Another question that may be of consideration before the court is whether acts or abstinence of little value is capable of supporting the promise. The same was highlighted in the case of Chappell & Co Ltd. v. Nestle9, wherein a chocolate bar wrapper sold for one shilling and six pence was taken to be a part of the consideration as well, even if the value in itself was negligible.
As discussed before, English law doesn’t allow for past consideration. However, when it comes to the rule related to past consideration even within English law, the exception of past consideration had been allowed in certain cases. This involved situations wherein any promise or debt was prohibited from being repaid due to the law of limitation; if there is any promise or debt which involves a voidable obligation (say a minor can request for past consideration after turning into a major); and any promise or debt that had been eliminated or could not be enforced due to bankruptcy.

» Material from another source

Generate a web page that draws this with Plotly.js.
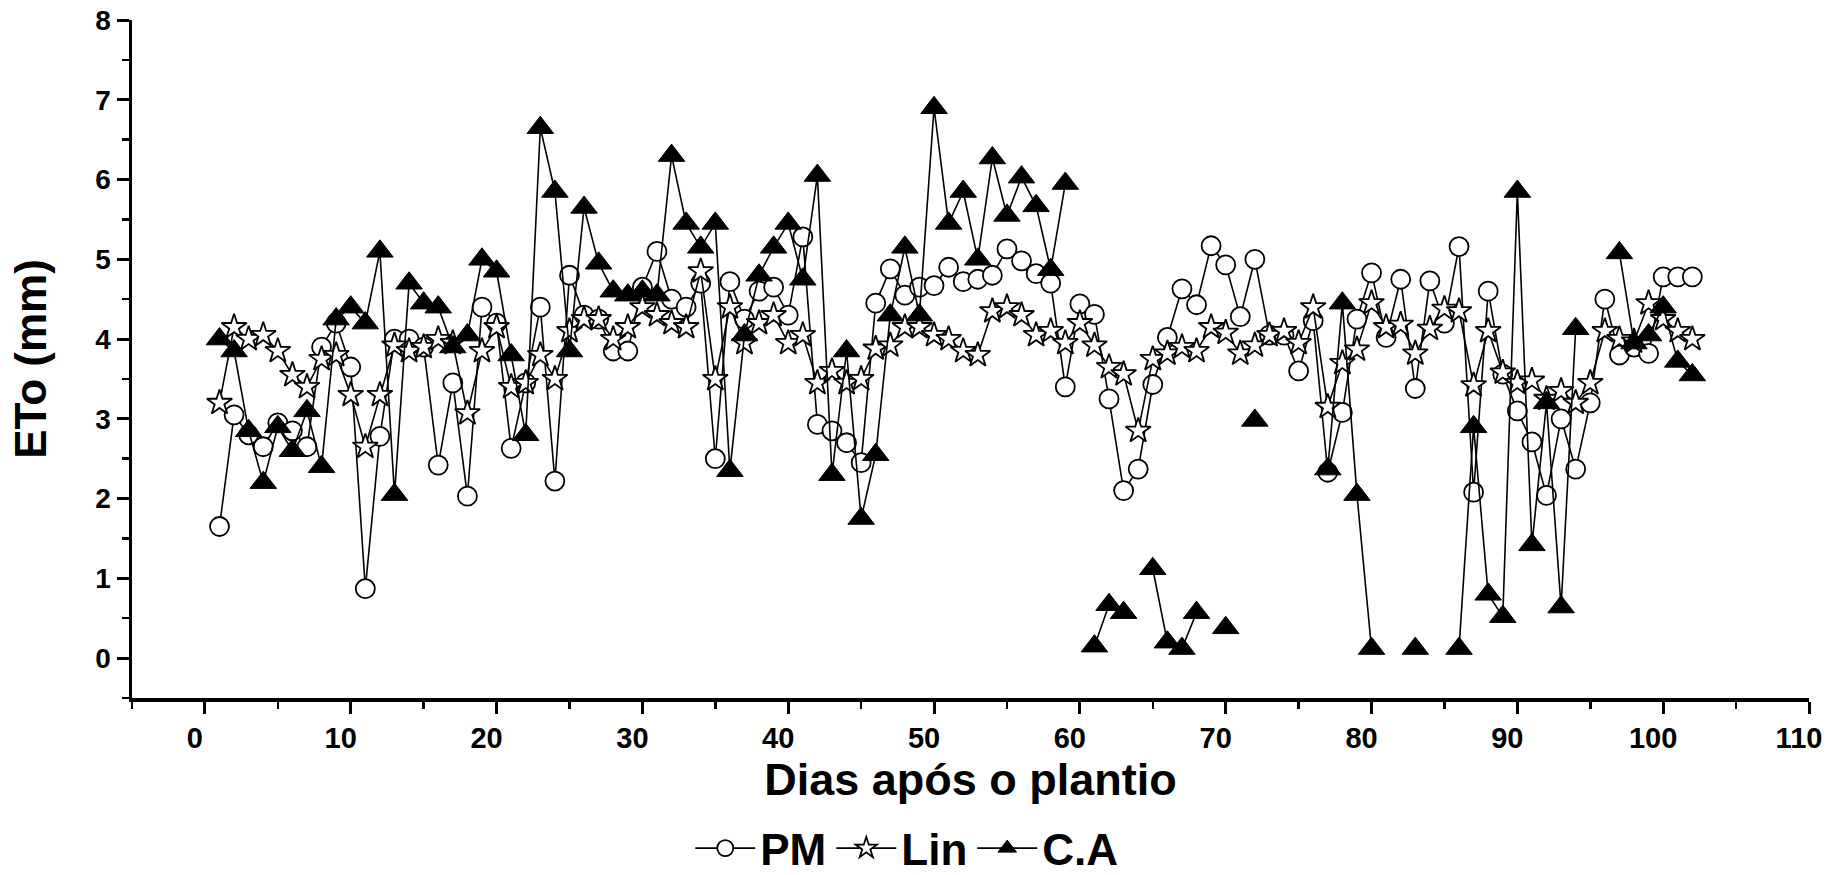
<!DOCTYPE html>
<html>
<head>
<meta charset="utf-8">
<script src="https://cdn.plot.ly/plotly-3.0.1.min.js"></script>
<style>html,body{margin:0;padding:0;background:#fff;}#chart{width:1838px;height:875px;}</style>
</head>
<body>
<div id="chart"></div>
<script>
const days = [1,2,3,4,5,6,7,8,9,10,11,12,13,14,15,16,17,18,19,20,21,22,23,24,25,26,27,28,29,30,31,32,33,34,35,36,37,38,39,40,41,42,43,44,45,46,47,48,49,50,51,52,53,54,55,56,57,58,59,60,61,62,63,64,65,66,67,68,69,70,71,72,73,74,75,76,77,78,79,80,81,82,83,84,85,86,87,88,89,90,91,92,93,94,95,96,97,98,99,100,101,102];

const pm = [1.65,3.05,2.8,2.65,2.95,2.85,2.65,3.9,4.2,3.65,
 0.87,2.78,4.0,4.0,3.9,2.42,3.45,2.03,4.4,4.2,
 2.63,3.45,4.4,2.22,4.8,4.3,4.25,3.85,3.85,4.65,
 5.1,4.5,4.4,4.7,2.5,4.72,4.25,4.6,4.65,4.3,
 5.28,2.93,2.85,2.7,2.45,4.45,4.88,4.55,4.65,4.67,
 4.9,4.72,4.75,4.8,5.13,4.98,4.82,4.7,3.4,4.44,
 4.31,3.25,2.1,2.37,3.43,4.02,4.63,4.43,5.17,4.93,
 4.28,5.0,4.05,4.05,3.6,4.23,2.33,3.08,4.25,4.83,
 4.02,4.75,3.38,4.73,4.2,5.16,2.08,4.6,3.56,3.1,
 2.71,2.04,3.0,2.37,3.2,4.5,3.8,3.9,3.82,4.78,
 4.78,4.78];

const lin = [3.2,4.15,4.0,4.05,3.85,3.55,3.4,3.75,3.8,3.3,
 2.65,3.3,3.92,3.85,3.9,4.0,3.95,3.07,3.85,4.15,
 3.4,3.45,3.8,3.5,4.1,4.25,4.25,4.0,4.15,4.4,
 4.3,4.2,4.15,4.85,3.5,4.4,3.95,4.2,4.3,3.95,
 4.05,3.45,3.6,3.45,3.5,3.88,3.92,4.15,4.15,4.05,
 4.0,3.85,3.8,4.35,4.4,4.3,4.05,4.1,3.95,4.2,
 3.92,3.65,3.56,2.85,3.75,3.82,3.9,3.85,4.15,4.08,
 3.82,3.92,4.05,4.1,3.95,4.4,3.15,3.7,3.87,4.45,
 4.15,4.18,3.82,4.13,4.38,4.35,3.42,4.1,3.58,3.45,
 3.48,3.25,3.35,3.2,3.45,4.1,4.0,3.97,4.45,4.25,
 4.1,4.0];

const ca = [4.0,3.85,2.85,2.2,2.9,2.6,3.1,2.4,4.25,4.4,
 4.2,5.1,2.05,4.7,4.45,4.4,3.9,4.05,5.0,4.85,
 3.8,2.8,6.65,5.85,3.85,5.65,4.95,4.6,4.55,4.6,
 4.55,6.3,5.45,5.15,5.45,2.35,4.05,4.8,5.15,5.45,
 4.75,6.05,2.3,3.85,1.75,2.55,4.3,5.15,4.3,6.9,
 5.45,5.85,5.0,6.27,5.55,6.03,5.67,4.87,5.95,null,
 0.15,0.67,0.57,null,1.12,0.2,0.12,0.57,null,0.38,
 null,2.98,null,null,null,null,2.37,4.45,2.05,0.12,
 null,null,0.12,null,null,0.12,2.9,0.8,0.52,5.85,
 1.42,3.2,0.64,4.13,null,null,5.08,3.95,4.05,4.4,
 3.72,3.55];

const seriesNames = ["PM", "Lin", "C.A"];
const xTickVals = [0,10,20,30,40,50,60,70,80,90,100,110];
const yTickVals = [0,1,2,3,4,5,6,7,8];

const FONT = "Liberation Sans, Arial, sans-serif";

const traces = [
  {x: days, y: pm, name: seriesNames[0], mode: "lines+markers",
   line: {color: "#000", width: 1.6},
   marker: {symbol: "circle", size: 19, color: "#fff", line: {color: "#000", width: 1.8}}},
  {x: days, y: lin, name: seriesNames[1], mode: "lines+markers",
   line: {color: "#000", width: 1.6},
   marker: {symbol: "star", size: 19, color: "#fff", line: {color: "#000", width: 1.8}}},
  {x: days, y: ca, name: seriesNames[2], mode: "lines+markers",
   line: {color: "#000", width: 1.6},
   marker: {symbol: "triangle-up", size: 23, color: "#000", line: {color: "#000", width: 1}}}
];

const layout = {
  width: 1838, height: 875,
  margin: {l: 132, r: 29, t: 20, b: 177, autoexpand: false},
  paper_bgcolor: "#fff", plot_bgcolor: "#fff",
  font: {family: FONT, color: "#000"},
  showlegend: true,
  legend: {orientation: "h", x: 0.462, xanchor: "center", y: -0.222, yanchor: "middle",
    font: {family: FONT, size: 44, weight: "bold", color: "#000"},
    itemwidth: 60, traceorder: "normal"},
  xaxis: {
    range: [-5, 110], showgrid: false, zeroline: false,
    showline: true, linecolor: "#000", linewidth: 3.5,
    ticks: "outside", ticklen: 12, tickwidth: 3, tickcolor: "#000",
    tickvals: xTickVals, ticktext: xTickVals.map(String),
    ticklabelshift: -10,
    tickfont: {family: FONT, size: 29, weight: "bold", color: "#000"},
    minor: {dtick: 5, ticks: "outside", ticklen: 7, tickwidth: 2.5, tickcolor: "#000", showgrid: false},
    title: {text: "Dias após o plantio", standoff: 8,
      font: {family: FONT, size: 45, weight: "bold", color: "#000"}},
    automargin: false
  },
  yaxis: {
    range: [-0.5, 8], showgrid: false, zeroline: false,
    showline: true, linecolor: "#000", linewidth: 3.5,
    ticks: "outside", ticklen: 12, tickwidth: 3, tickcolor: "#000",
    tickvals: yTickVals, ticktext: yTickVals.map(String),
    tickfont: {family: FONT, size: 28, weight: "bold", color: "#000"},
    minor: {dtick: 0.5, ticks: "outside", ticklen: 7, tickwidth: 2.5, tickcolor: "#000", showgrid: false},
    title: {text: "ETo (mm)", standoff: 36,
      font: {family: FONT, size: 44, weight: "bold", color: "#000"}},
    automargin: false
  }
};

Plotly.newPlot("chart", traces, layout, {displayModeBar: false, staticPlot: true});
</script>
</body>
</html>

However, India has a universal acceptance for past consideration, provided that the parties have mutually agreed on such a consideration to remain in force.
In conclusion, the courts have time and again given emphasis on the consent and the mutual understanding of the parties. Once the consent is properly established, adequacy or past and present nature of consideration doesn’t become an issue in the enforcement of the consideration.
- Currie v. Misa (1874) LR 10 Ex 153.
- Durga Prasad v. Baldeo and Others ILR  3 ALLAHABAD 221.
- Chinnaya v. Rammaya ILR (1876-82) 4 Mad 137.
- Tweddle v. Atkinson  EWHC J57 (QB).
- Dunlop Pneumatic Tyre Co Ltd v. Selfridge Ltd  AC 847.
- M. C. Chakao v. State Bank of Travancore 1970 AIR 500.
- Thomas v. Thomas (1842) 2 QB 851.
- White v. Bluett (1853) LJ Ex 36.
- Chappell & Co Ltd v. Nestle Co Ltd  AC 97.